JG : Comment assurer la vie de famille financièrement quand on est leader paysan d’une OP faîtière ? Comment gérer son temps entre l’exploitation et les fonctions de leader ? Continuez-vous à cultiver ? Etes-vous pris en charge financièrement par votre OP ?
JC :
Pour cultiver, les enfants sont là. Le gros de mon travail, c’est de donner les conseils. Là où je suis le plus présent, c’est dans les champs que j’ai commencé à cultiver en zone irriguée, 3 ha dans le casier de l’Office du Niger à M’Bewani. Dans la zone irriguée, je suis vraiment dans mon champ, avec le manœuvre, du repiquage à la récolte, dès que j’ai un moment. Je peux dire que c’est parce que je suis leader que j’ai pu avoir de la terre dans la zone de l’Office du Niger. Si j’avais été un petit paysan sans responsabilité, j’aurai souffert. Là, ils n’ont pas osé me refuser : ça aurait fait trop de bruit. Ce n’est sans doute pas normal mais j’en ai profité. Pour la prise en charge par l’OP, au début, on avait 2 000 FCFA par jour quand on allait en mission ou en réunion. C’était vraiment peu. Il arrivait qu’on rentre avec des dettes et on faisait rétrograder la famille. Maintenant, on a 10 000 FCFA par jour et le remboursement des frais de transport. On peut payer nos frais et faire vivre un peu la famille avec le reste. Mais il faut comprendre que ce sont d’abord nos récoltes qui assurent la vie de la famille. Tu ne peux t’en occuper seulement avec ce que te rembourse l’OP. C’est vrai que cet argent crée de l’incompréhension à l’extérieur de la structure mais c’est normal d’être pris en charge pour le travail qu’on fait pour tout le monde paysan.

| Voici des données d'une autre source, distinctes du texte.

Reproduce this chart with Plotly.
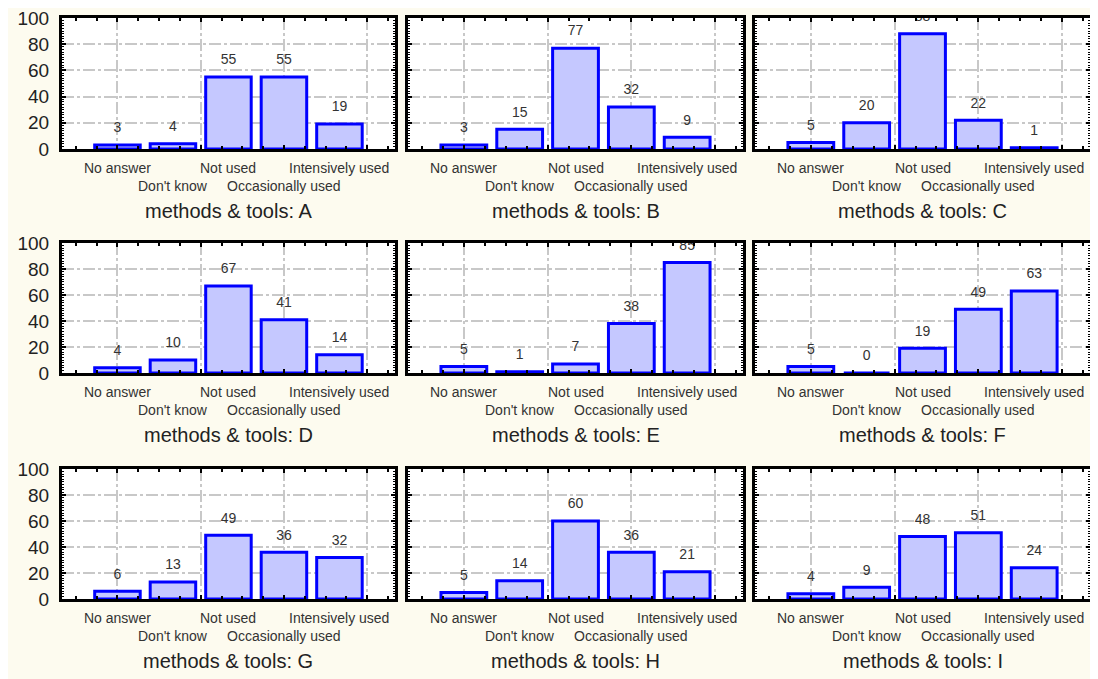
import plotly.graph_objects as go

# answer categories (x axis of every panel)
categories = ["No answer", "Don't know", "Not used", "Occasionally used", "Intensively used"]
panel_names = ["A", "B", "C", "D", "E", "F", "G", "H", "I"]

# counts per panel
values_A = [3, 4, 55, 55, 19]
values_B = [3, 15, 77, 32, 9]
values_C = [5, 20, 88, 22, 1]
values_D = [4, 10, 67, 41, 14]
values_E = [5, 1, 7, 38, 85]
values_F = [5, 0, 19, 49, 63]
values_G = [6, 13, 49, 36, 32]
values_H = [5, 14, 60, 36, 21]
values_I = [4, 9, 48, 51, 24]

panel_values = [values_A, values_B, values_C, values_D, values_E,
                values_F, values_G, values_H, values_I]

positions = list(range(1, len(categories) + 1))

# panel placement (paper fractions; the page adds an 8px body margin)
col_domains = [(0.0495, 0.3550), (0.3670, 0.6743), (0.6853, 0.9927)]
row_domains = [(0.7899, 0.9851), (0.4560, 0.6498), (0.1192, 0.3130)]

FONT = "Liberation Sans, Arial, sans-serif"
GRID = "#C8C8C8"
DASH = "12px,3px,3px,3px"

fig = go.Figure()
annotations = []

for k, (name, vals) in enumerate(zip(panel_names, panel_values)):
    r, c = divmod(k, 3)
    n = "" if k == 0 else str(k + 1)
    xa, ya = "x" + n, "y" + n

    fig.add_trace(go.Bar(
        x=positions, y=vals, xaxis=xa, yaxis=ya, width=0.82,
        marker=dict(color="#C5C8FF", line=dict(color="#0000FF", width=3)),
        showlegend=False,
    ))
    fig.add_trace(go.Scatter(
        x=positions, y=vals, text=[str(v) for v in vals], xaxis=xa, yaxis=ya,
        mode="markers+text", textposition="top center",
        marker=dict(size=13, color="rgba(0,0,0,0)"),
        textfont=dict(size=14, color="#333333", family=FONT),
        cliponaxis=True, showlegend=False, hoverinfo="skip",
    ))

    fig.layout["xaxis" + n] = dict(
        domain=col_domains[c], anchor=ya, range=[0, 6], automargin=False,
        tickmode="linear", tick0=1, dtick=1.5, showticklabels=False,
        ticks="inside", ticklen=4, tickwidth=2, tickcolor="black",
        showgrid=True, gridcolor=GRID, gridwidth=2, griddash=DASH,
        showline=True, linecolor="black", linewidth=3, mirror="allticks",
        zeroline=False, fixedrange=True,
        minor=dict(tickmode="linear", tick0=1, dtick=0.375, ticks="inside",
                   ticklen=3, tickwidth=1.5, tickcolor="black", showgrid=False),
    )
    fig.layout["yaxis" + n] = dict(
        domain=row_domains[r], anchor=xa, range=[0, 100], automargin=False,
        tickmode="linear", tick0=0, dtick=20, showticklabels=(c == 0),
        tickfont=dict(size=19, color="#222222", family=FONT),
        ticklabelstandoff=6, ticklabeloverflow="allow",
        ticks="inside", ticklen=4, tickwidth=2, tickcolor="black",
        showgrid=True, gridcolor=GRID, gridwidth=2, griddash=DASH,
        showline=True, linecolor="black", linewidth=3, mirror="allticks",
        zeroline=False, fixedrange=True,
        minor=dict(tickmode="linear", tick0=0, dtick=2, ticks="inside",
                   ticklen=2, tickwidth=1, tickcolor="black", showgrid=False),
    )

    # staggered category labels
    for i, cat in enumerate(categories):
        annotations.append(dict(
            x=positions[i], xref=xa, y=0, yref=ya + " domain",
            yshift=-19 if i % 2 == 0 else -37, yanchor="middle",
            text=cat, showarrow=False,
            font=dict(size=14, color="#333333", family=FONT),
        ))
    annotations.append(dict(
        x=0.5, xref=xa + " domain", y=0, yref=ya + " domain",
        yshift=-62, yanchor="middle", text="methods & tools: " + name,
        showarrow=False, font=dict(size=20, color="#222222", family=FONT),
    ))

fig.update_layout(
    width=1090, height=671,
    margin=dict(l=0, r=0, t=0, b=0),
    paper_bgcolor="#FDFBEF", plot_bgcolor="#FFFFFF",
    annotations=annotations, showlegend=False,
    font=dict(family=FONT),
)

fig.write_html("out.html")
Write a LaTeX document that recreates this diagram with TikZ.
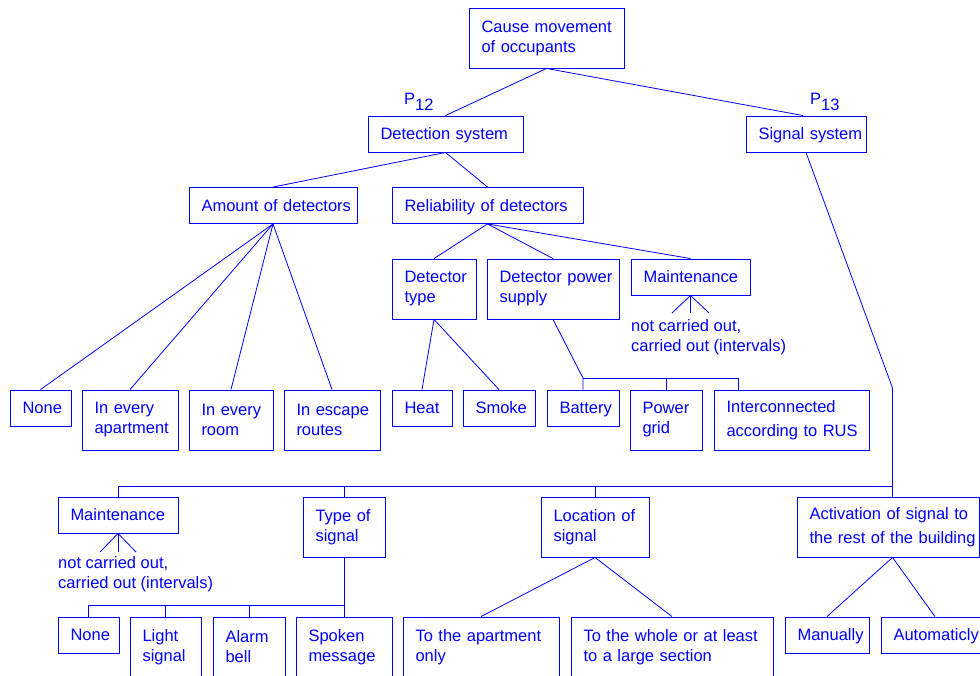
\documentclass[tikz,border=0pt]{standalone}
\usepackage{fontspec}
\setmainfont{Liberation Sans}
\definecolor{dblue}{RGB}{0,0,255}
\newcommand{\txl}[1]{\mbox{#1}}
\begin{document}
\begin{tikzpicture}[x=1pt,y=-1pt,
  every node/.style={font=\fontsize{16.5}{20}\selectfont, text=dblue},
  box/.style 2 args={draw=dblue, line width=0.9pt, inner xsep=12.5pt, inner ysep=0pt,
     text width=#1pt-25pt, minimum height=#2pt, align=left},
  sl/.style={text depth=0pt},
  wide/.style={font=\fontsize{16.5}{24.5}\selectfont},
  conn/.style={draw=dblue, line width=0.8pt},
  note/.style={anchor=north west, inner sep=0pt, align=left}]
\useasboundingbox (0,0) rectangle (980,675);
\clip (0,0) rectangle (980,675);

% top
\node[box={155}{60}] (cause) at (546.5,38) {\txl{Cause movement}\\\txl{of occupants}};
\node[box={155}{36}, sl] (det) at (445.5,134) {\txl{Detection system}};
\node[box={120}{36}, sl] (sig) at (806,134) {\txl{Signal system}};
\node[anchor=base west, inner sep=0pt] (p12) at (404,104) {P\raisebox{-6pt}{12}};
\node[anchor=base west, inner sep=0pt] (p13) at (810,104) {P\raisebox{-6pt}{13}};

% second level
\node[box={168}{36}, sl] (amt) at (273,205.5) {\txl{Amount of detectors}};
\node[box={191}{36}, sl] (rel) at (487.5,205.5) {\txl{Reliability of detectors}};

% amount children
\node[box={61}{36}, sl] (none1) at (40.5,408) {\txl{None}};
\node[box={96}{60}] (apt) at (130,420) {\txl{In every}\\\txl{apartment}};
\node[box={84}{60}] (room) at (231,420) {\txl{In every}\\\txl{room}};
\node[box={96}{60}] (esc) at (332,420) {\txl{In escape}\\\txl{routes}};

% reliability children
\node[box={84}{60}] (dtype) at (434,289) {\txl{Detector}\\\txl{type}};
\node[box={132}{60}] (dpow) at (553,289) {\txl{Detector power}\\\txl{supply}};
\node[box={119}{36}, sl] (maint1) at (690.5,277) {\txl{Maintenance}};
\node[note] (m1note) at (631,319) {not carried out,\\carried out (intervals)};

\node[box={60}{36}, sl] (heat) at (422,408) {\txl{Heat}};
\node[box={72}{36}, sl] (smoke) at (499,408) {\txl{Smoke}};
\node[box={72}{36}, sl] (batt) at (583,408) {\txl{Battery}};
\node[box={72}{60}] (grid) at (666,420) {\txl{Power}\\\txl{grid}};
\node[box={155}{60}, wide] (inter) at (791.5,420) {\txl{Interconnected}\\\txl{according to RUS}};

% bottom level
\node[box={120}{36}, sl] (maint2) at (118,515) {\txl{Maintenance}};
\node[note] (m2note) at (58,556) {not carried out,\\carried out (intervals)};
\node[box={82}{60}] (tsig) at (344,527) {\txl{Type of}\\\txl{signal}};
\node[box={108}{60}] (loc) at (595,527) {\txl{Location of}\\\txl{signal}};
\node[box={182}{60}, wide] (act) at (888,527) {\txl{Activation of signal to}\\\txl{the rest of the building}};

\node[box={61}{36}, sl] (none2) at (88.5,635) {\txl{None}};
\node[box={71}{60}] (light) at (165.5,647) {\txl{Light}\\\txl{signal}};
\node[box={72}{60}] (alarm) at (249,647) {\txl{Alarm}\\\txl{bell}};
\node[box={96}{60}] (spoken) at (344,647) {\txl{Spoken}\\\txl{message}};
\node[box={156}{60}] (toapt) at (481,647) {\txl{To the apartment}\\\txl{only}};
\node[box={202}{60}] (towhole) at (672,647) {\txl{To the whole or at least}\\\txl{to a large section}};
\node[box={84}{36}, sl] (man) at (827,635) {\txl{Manually}};
\node[box={108}{36}, sl] (auto) at (935,635) {\txl{Automaticly}};

% coordinates
\coordinate (sbend) at (892.5,388);
\coordinate (bbus) at (0,486);
\coordinate (pbus) at (583,378);
\coordinate (ibus) at (738,378);
\coordinate (tbus) at (0,605);
\coordinate (m1l) at (672,313);
\coordinate (m1c) at (690.5,313);
\coordinate (m1r) at (709,313);
\coordinate (m2l) at (100,552);
\coordinate (m2c) at (118,552);
\coordinate (m2r) at (136,552);

% connectors
\draw[conn] (cause.south) -- (det.north);
\draw[conn] (cause.south) -- ([xshift=-3pt]sig.north);
\draw[conn] (det.south) -- (amt.north);
\draw[conn] (det.south) -- (rel.north);
\foreach \n in {none1,apt,room,esc} \draw[conn] (amt.south) -- (\n.north);
\foreach \n in {dtype,dpow,maint1} \draw[conn] (rel.south) -- (\n.north);
\foreach \n in {m1l,m1c,m1r} \draw[conn] (maint1.south) -- (\n);
\draw[conn] (dtype.south) -- (heat.north);
\draw[conn] (dtype.south) -- (smoke.north);
\draw[conn] (dpow.south) -- (pbus) -- (batt.north);
\draw[conn] (pbus) -- (ibus) -- (ibus |- inter.north);
\draw[conn] (grid.north) -- (grid.north |- pbus);

\draw[conn] (sig.south) -- (sbend) -- (sbend |- act.north);
\draw[conn] (maint2.north) -- (maint2.north |- bbus) -- (sbend |- bbus);
\draw[conn] (tsig.north) -- (tsig.north |- bbus);
\draw[conn] (loc.north) -- (loc.north |- bbus);
\foreach \n in {m2l,m2c,m2r} \draw[conn] (maint2.south) -- (\n);

\draw[conn] (tsig.south) -- (tsig.south |- tbus) -- (none2.north |- tbus) -- (none2.north);
\foreach \n in {light,alarm,spoken} \draw[conn] (\n.north) -- (\n.north |- tbus);
\draw[conn] (loc.south) -- (toapt.north);
\draw[conn] (loc.south) -- (towhole.north);
\draw[conn] (sbend |- act.south) -- (man.north);
\draw[conn] (sbend |- act.south) -- (auto.north);
\end{tikzpicture}
\end{document}
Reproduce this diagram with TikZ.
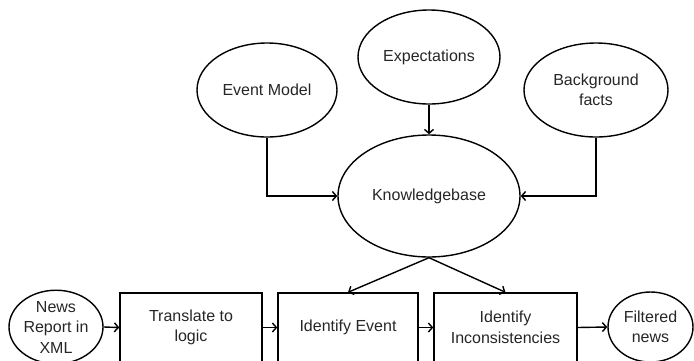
\documentclass[tikz,border=0pt]{standalone}
\usepackage{fontspec}
\setmainfont{Liberation Sans}
\usetikzlibrary{shapes.geometric,arrows.meta}
\begin{document}
\begin{tikzpicture}[x=1pt,y=-1pt,
  every node/.style={font=\fontsize{16}{20.5}\selectfont, text=black!85, align=center, inner sep=0pt},
  oval/.style={draw, ellipse, line width=1.4pt},
  proc/.style={draw, rectangle, line width=1.4pt},
  conn/.style={line width=1.4pt, -{Straight Barb[length=4pt,width=9pt]}}]
\useasboundingbox (0,0) rectangle (694,360);
\clip (0,0) rectangle (694,360);
% top ovals
\node[oval, minimum width=140pt, minimum height=94pt] (em) at (267,90) {Event Model};
\node[oval, minimum width=142pt, minimum height=94pt] (exp) at (429,57) {Expectations};
\node[oval, minimum width=144pt, minimum height=94pt] (bg) at (596,90) {Background\\facts};
\node[oval, minimum width=182pt, minimum height=122pt] (kb) at (429,196) {Knowledgebase};
% bottom row
\node[oval, minimum width=94pt, minimum height=70pt] (news) at (56,327) {News\\Report in\\XML};
\node[proc, minimum width=142pt, minimum height=69pt] (tl) at (191,327.5) {Translate to\\logic};
\node[proc, minimum width=140pt, minimum height=69pt] (ie) at (348,327.5) {Identify Event};
\node[proc, minimum width=143pt, minimum height=69pt] (ii) at (505.5,327.5) {Identify\\Inconsistencies};
\node[oval, minimum width=85pt, minimum height=70pt] (fn) at (650.5,327) {Filtered\\news};
% connectors
\draw[conn] (em.south) |- (kb.west);
\draw[conn] (bg.south) |- (kb.east);
\draw[conn] (exp.south) -- (kb.north);
\draw[conn] (kb.south) -- (ie.north);
\draw[conn] (kb.south) -- (ii.north);
\draw[conn] (news.east) -- (tl.west);
\draw[conn] (tl.east) -- (ie.west);
\draw[conn] (ie.east) -- (ii.west);
\draw[conn] (ii.east) -- (fn.west);
\end{tikzpicture}
\end{document}
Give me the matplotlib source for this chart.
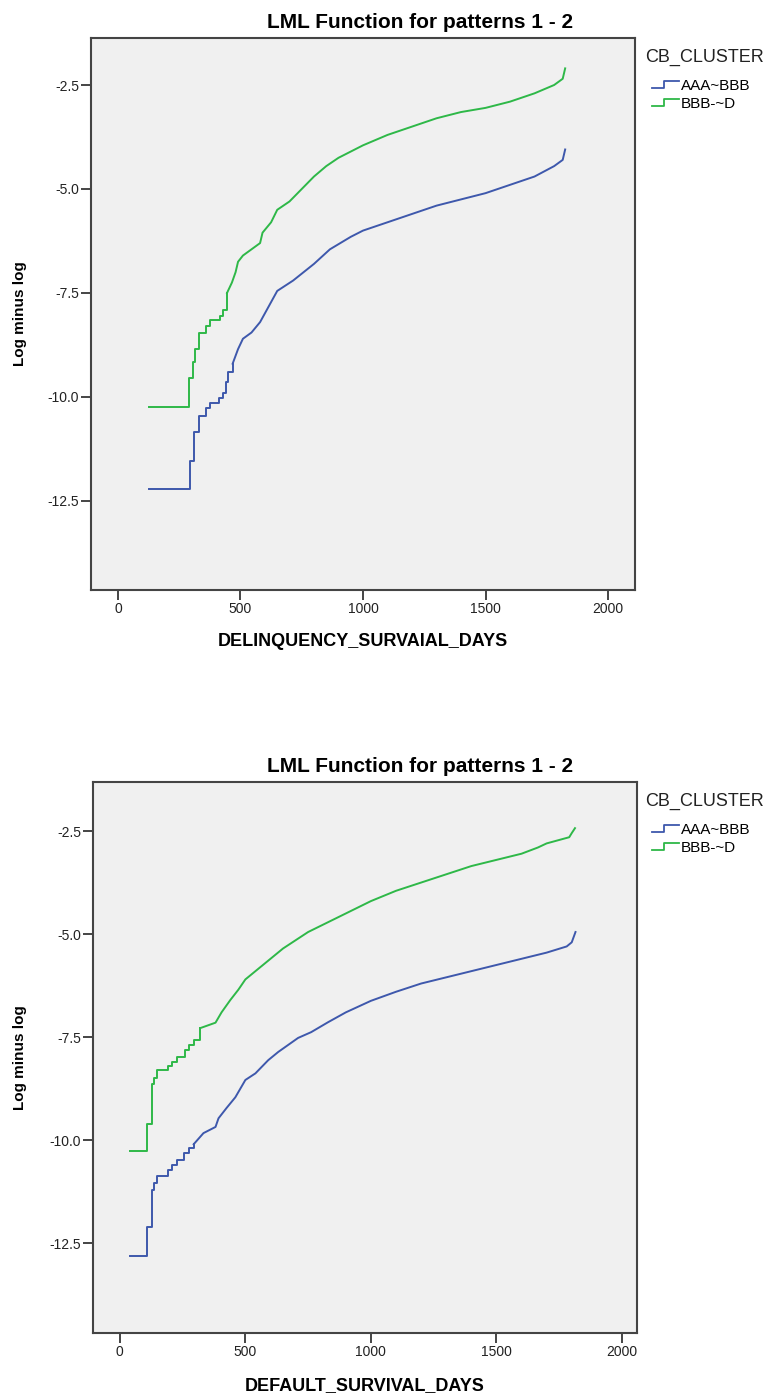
import matplotlib
matplotlib.use("Agg")
import matplotlib.pyplot as plt
from matplotlib.legend_handler import HandlerBase
from matplotlib.lines import Line2D
from matplotlib.ticker import FixedLocator, FormatStrFormatter

plt.rcParams["font.family"] = ["Liberation Sans", "DejaVu Sans"]
plt.rcParams["axes.unicode_minus"] = False

TITLE = "LML Function for patterns 1 - 2"
LEGEND_TITLE = "CB_CLUSTER"
GROUPS = ["AAA~BBB", "BBB-~D"]
COLORS = ["#3E58AC", "#2EB848"]
Y_TICKS = [-2.5, -5.0, -7.5, -10.0, -12.5]
X_TICKS = [0, 500, 1000, 1500, 2000]

# panel 1 : delinquency
DELQ_XLABEL = "DELINQUENCY_SURVAIAL_DAYS"
delq_aaa_x = [125, 294, 312, 330, 360, 375, 413, 428, 440, 449, 468, 490, 510, 545, 580, 608,
              650, 715, 800, 865, 950, 1000, 1100, 1200, 1300, 1400, 1500, 1600, 1700, 1780, 1815, 1825]
delq_aaa_y = [-12.2, -11.55, -10.85, -10.45, -10.27, -10.15, -10.03, -9.9, -9.65, -9.4, -9.2, -8.85,
              -8.6, -8.45, -8.2, -7.9, -7.45, -7.2, -6.8, -6.45, -6.15, -6.0, -5.8, -5.6, -5.4, -5.25,
              -5.1, -4.9, -4.7, -4.45, -4.3, -4.05]
delq_bbb_x = [125, 290, 305, 315, 330, 360, 375, 415, 430, 445, 465, 480, 490, 510, 545, 580, 590,
              625, 650, 700, 750, 800, 850, 900, 950, 1000, 1100, 1200, 1300, 1400, 1500, 1600, 1700,
              1780, 1815, 1825]
delq_bbb_y = [-10.25, -9.55, -9.15, -8.85, -8.45, -8.3, -8.15, -8.05, -7.9, -7.5, -7.25, -7.0, -6.75,
              -6.6, -6.45, -6.3, -6.05, -5.8, -5.5, -5.3, -5.0, -4.7, -4.45, -4.25, -4.1, -3.95, -3.7,
              -3.5, -3.3, -3.15, -3.05, -2.9, -2.7, -2.5, -2.35, -2.1]

# panel 2 : default
DEF_XLABEL = "DEFAULT_SURVIVAL_DAYS"
def_aaa_x = [40, 107, 127, 135, 147, 190, 206, 226, 254, 274, 294, 333, 381, 393, 425, 460, 500, 540,
             591, 631, 710, 762, 829, 900, 1000, 1100, 1200, 1300, 1400, 1500, 1600, 1700, 1780, 1800, 1815]
def_aaa_y = [-12.82, -12.1, -11.2, -11.05, -10.87, -10.73, -10.6, -10.49, -10.32, -10.2, -10.1, -9.83,
             -9.68, -9.47, -9.22, -8.96, -8.54, -8.38, -8.06, -7.86, -7.52, -7.38, -7.14, -6.9, -6.62,
             -6.4, -6.2, -6.05, -5.9, -5.75, -5.6, -5.45, -5.3, -5.2, -4.95]
def_bbb_x = [40, 107, 127, 135, 147, 190, 206, 226, 258, 274, 294, 321, 381, 405, 440, 472, 500, 550,
             600, 650, 700, 750, 800, 900, 1000, 1100, 1200, 1300, 1400, 1500, 1600, 1665, 1700, 1790, 1800, 1813]
def_bbb_y = [-10.27, -9.6, -8.65, -8.5, -8.3, -8.2, -8.1, -7.98, -7.82, -7.7, -7.56, -7.28, -7.15, -6.9,
             -6.6, -6.35, -6.1, -5.85, -5.6, -5.35, -5.15, -4.95, -4.8, -4.5, -4.2, -3.95, -3.75, -3.55,
             -3.35, -3.2, -3.05, -2.9, -2.8, -2.65, -2.55, -2.43]

W, H = 783, 1398


class StepHandler(HandlerBase):
    # petit symbole en escalier comme dans la legende SPSS
    def create_artists(self, legend, orig_handle, xdescent, ydescent, width, height, fontsize, trans):
        x0 = -xdescent
        y0 = -ydescent
        xs = [x0, x0 + width * 0.45, x0 + width * 0.45, x0 + width]
        ys = [y0 + height * 0.15, y0 + height * 0.15, y0 + height * 0.8, y0 + height * 0.8]
        line = Line2D(xs, ys, color=orig_handle.get_color(), lw=1.3, transform=trans)
        return [line]


def draw_curve(ax, x, y, color, n_step):
    # debut en escalier, fin quasi continue
    ax.plot(x[:n_step + 1], y[:n_step + 1], drawstyle="steps-post", color=color, lw=1.4)
    ax.plot(x[n_step:], y[n_step:], color=color, lw=1.4)


def make_panel(fig, rect, xlim, ylim, xlabel, series, title_y, xlabel_y, legend_y):
    ax = fig.add_axes(rect)
    ax.set_facecolor("#F0F0F0")
    for x, y, color, n_step in series:
        draw_curve(ax, x, y, color, n_step)
    ax.set_xlim(*xlim)
    ax.set_ylim(*ylim)
    ax.xaxis.set_major_locator(FixedLocator(X_TICKS))
    ax.yaxis.set_major_locator(FixedLocator(Y_TICKS))
    ax.yaxis.set_major_formatter(FormatStrFormatter("%.1f"))
    ax.tick_params(length=7, width=1.4, color="#444444", labelsize=10, labelcolor="#222222", pad=1.5)
    for sp in ax.spines.values():
        sp.set_color("#444444")
        sp.set_linewidth(1.5)

    left, bottom, width, height = rect
    fig.text(420 / W, 1 - title_y / H, TITLE, ha="center", va="center", fontsize=15, fontweight="bold")
    fig.text((left + width / 2), 1 - xlabel_y / H, xlabel, ha="center", va="center",
             fontsize=13, fontweight="bold")
    fig.text(20 / W, bottom + height / 2, "Log minus log", rotation=90, ha="center", va="center",
             fontsize=11, fontweight="bold")

    # legende : titre a part, puis les deux entrees
    fig.text(645 / W, 1 - legend_y / H, LEGEND_TITLE, ha="left", va="center", fontsize=13, color="#222222")
    handles = [Line2D([], [], color=c) for c in COLORS]
    ax.legend(handles, GROUPS, handler_map={Line2D: StepHandler()}, loc="upper left",
              bbox_to_anchor=(652 / W, 1 - (legend_y + 22) / H), bbox_transform=fig.transFigure,
              frameon=False, fontsize=11, handlelength=1.75, handletextpad=0.15, borderpad=0,
              labelspacing=0.25, borderaxespad=0)
    return ax


fig = plt.figure(figsize=(W / 100, H / 100), dpi=100)

make_panel(fig, [91 / W, 1 - 590 / H, 544 / W, 552 / H], (-110, 2110), (-14.64, -1.37), DELQ_XLABEL,
           [(delq_aaa_x, delq_aaa_y, COLORS[0], 10), (delq_bbb_x, delq_bbb_y, COLORS[1], 9)],
           title_y=22, xlabel_y=642, legend_y=57)

make_panel(fig, [93 / W, 1 - 1333 / H, 544 / W, 551 / H], (-107, 2060), (-14.68, -1.31), DEF_XLABEL,
           [(def_aaa_x, def_aaa_y, COLORS[0], 10), (def_bbb_x, def_bbb_y, COLORS[1], 11)],
           title_y=766, xlabel_y=1386, legend_y=801)

fig.savefig("out.png", dpi=100)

JG : Quels sont les principaux défis pour les leaders d’Afrique de l’Ouest aujourd’hui, à votre avis ?
JC :
On nous en demande toujours plus puisqu’aujourd’hui les dossiers sont à l’UEMOA, à l’OMC, à l’Union européenne et il faut se mettre à leur niveau. Heureusement, le réseau Roppa nous aide. On se forme, on tisse des relations et c’est ça qui nous fait progresser.